### Problem requirements:
Without the pictures, write out all the lines below exactly as they appear.

### Source excerpt:
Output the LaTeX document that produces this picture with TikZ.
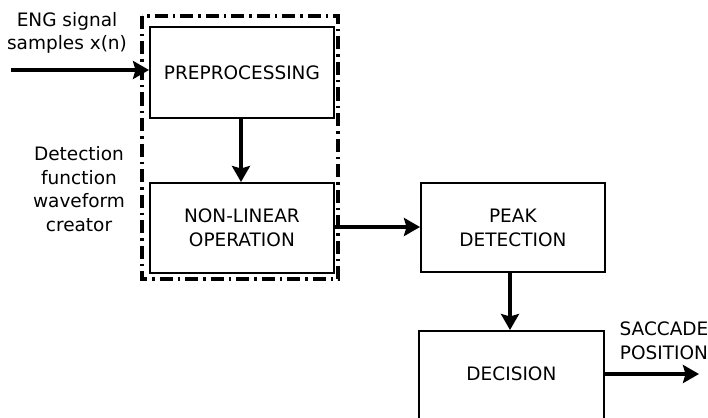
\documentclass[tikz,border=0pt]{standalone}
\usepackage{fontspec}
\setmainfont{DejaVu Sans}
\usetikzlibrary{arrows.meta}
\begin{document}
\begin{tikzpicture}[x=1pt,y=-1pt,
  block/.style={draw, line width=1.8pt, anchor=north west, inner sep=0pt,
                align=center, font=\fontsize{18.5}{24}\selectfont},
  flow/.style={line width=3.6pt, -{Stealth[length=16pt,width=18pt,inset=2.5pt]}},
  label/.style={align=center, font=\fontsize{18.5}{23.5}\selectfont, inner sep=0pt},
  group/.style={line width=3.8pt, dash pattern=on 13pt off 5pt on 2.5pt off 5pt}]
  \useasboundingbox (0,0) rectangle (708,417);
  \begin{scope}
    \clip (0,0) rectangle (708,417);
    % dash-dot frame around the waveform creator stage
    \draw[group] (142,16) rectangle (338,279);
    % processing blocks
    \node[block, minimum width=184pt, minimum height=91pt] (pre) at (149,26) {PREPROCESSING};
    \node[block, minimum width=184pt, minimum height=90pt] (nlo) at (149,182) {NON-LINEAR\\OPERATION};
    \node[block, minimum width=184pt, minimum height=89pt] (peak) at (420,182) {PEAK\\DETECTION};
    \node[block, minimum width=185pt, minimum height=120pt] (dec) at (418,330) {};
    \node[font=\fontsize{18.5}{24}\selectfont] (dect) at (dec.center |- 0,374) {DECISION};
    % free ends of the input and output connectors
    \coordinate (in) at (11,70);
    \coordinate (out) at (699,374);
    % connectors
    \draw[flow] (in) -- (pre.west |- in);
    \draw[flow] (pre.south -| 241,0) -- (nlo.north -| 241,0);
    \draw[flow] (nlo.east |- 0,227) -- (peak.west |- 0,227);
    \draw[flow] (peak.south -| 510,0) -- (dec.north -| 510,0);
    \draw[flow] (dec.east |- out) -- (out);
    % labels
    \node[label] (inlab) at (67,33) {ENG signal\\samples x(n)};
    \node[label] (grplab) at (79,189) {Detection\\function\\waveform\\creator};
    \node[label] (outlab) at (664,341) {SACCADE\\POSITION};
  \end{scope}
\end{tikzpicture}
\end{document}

### Complete output:
Output the LaTeX document that produces this picture with TikZ.
\documentclass[tikz,border=0pt]{standalone}
\usepackage{fontspec}
\setmainfont{DejaVu Sans}
\usetikzlibrary{arrows.meta}
\begin{document}
\begin{tikzpicture}[x=1pt,y=-1pt,
  block/.style={draw, line width=1.8pt, anchor=north west, inner sep=0pt,
                align=center, font=\fontsize{18.5}{24}\selectfont},
  flow/.style={line width=3.6pt, -{Stealth[length=16pt,width=18pt,inset=2.5pt]}},
  label/.style={align=center, font=\fontsize{18.5}{23.5}\selectfont, inner sep=0pt},
  group/.style={line width=3.8pt, dash pattern=on 13pt off 5pt on 2.5pt off 5pt}]
  \useasboundingbox (0,0) rectangle (708,417);
  \begin{scope}
    \clip (0,0) rectangle (708,417);
    % dash-dot frame around the waveform creator stage
    \draw[group] (142,16) rectangle (338,279);
    % processing blocks
    \node[block, minimum width=184pt, minimum height=91pt] (pre) at (149,26) {PREPROCESSING};
    \node[block, minimum width=184pt, minimum height=90pt] (nlo) at (149,182) {NON-LINEAR\\OPERATION};
    \node[block, minimum width=184pt, minimum height=89pt] (peak) at (420,182) {PEAK\\DETECTION};
    \node[block, minimum width=185pt, minimum height=120pt] (dec) at (418,330) {};
    \node[font=\fontsize{18.5}{24}\selectfont] (dect) at (dec.center |- 0,374) {DECISION};
    % free ends of the input and output connectors
    \coordinate (in) at (11,70);
    \coordinate (out) at (699,374);
    % connectors
    \draw[flow] (in) -- (pre.west |- in);
    \draw[flow] (pre.south -| 241,0) -- (nlo.north -| 241,0);
    \draw[flow] (nlo.east |- 0,227) -- (peak.west |- 0,227);
    \draw[flow] (peak.south -| 510,0) -- (dec.north -| 510,0);
    \draw[flow] (dec.east |- out) -- (out);
    % labels
    \node[label] (inlab) at (67,33) {ENG signal\\samples x(n)};
    \node[label] (grplab) at (79,189) {Detection\\function\\waveform\\creator};
    \node[label] (outlab) at (664,341) {SACCADE\\POSITION};
  \end{scope}
\end{tikzpicture}
\end{document}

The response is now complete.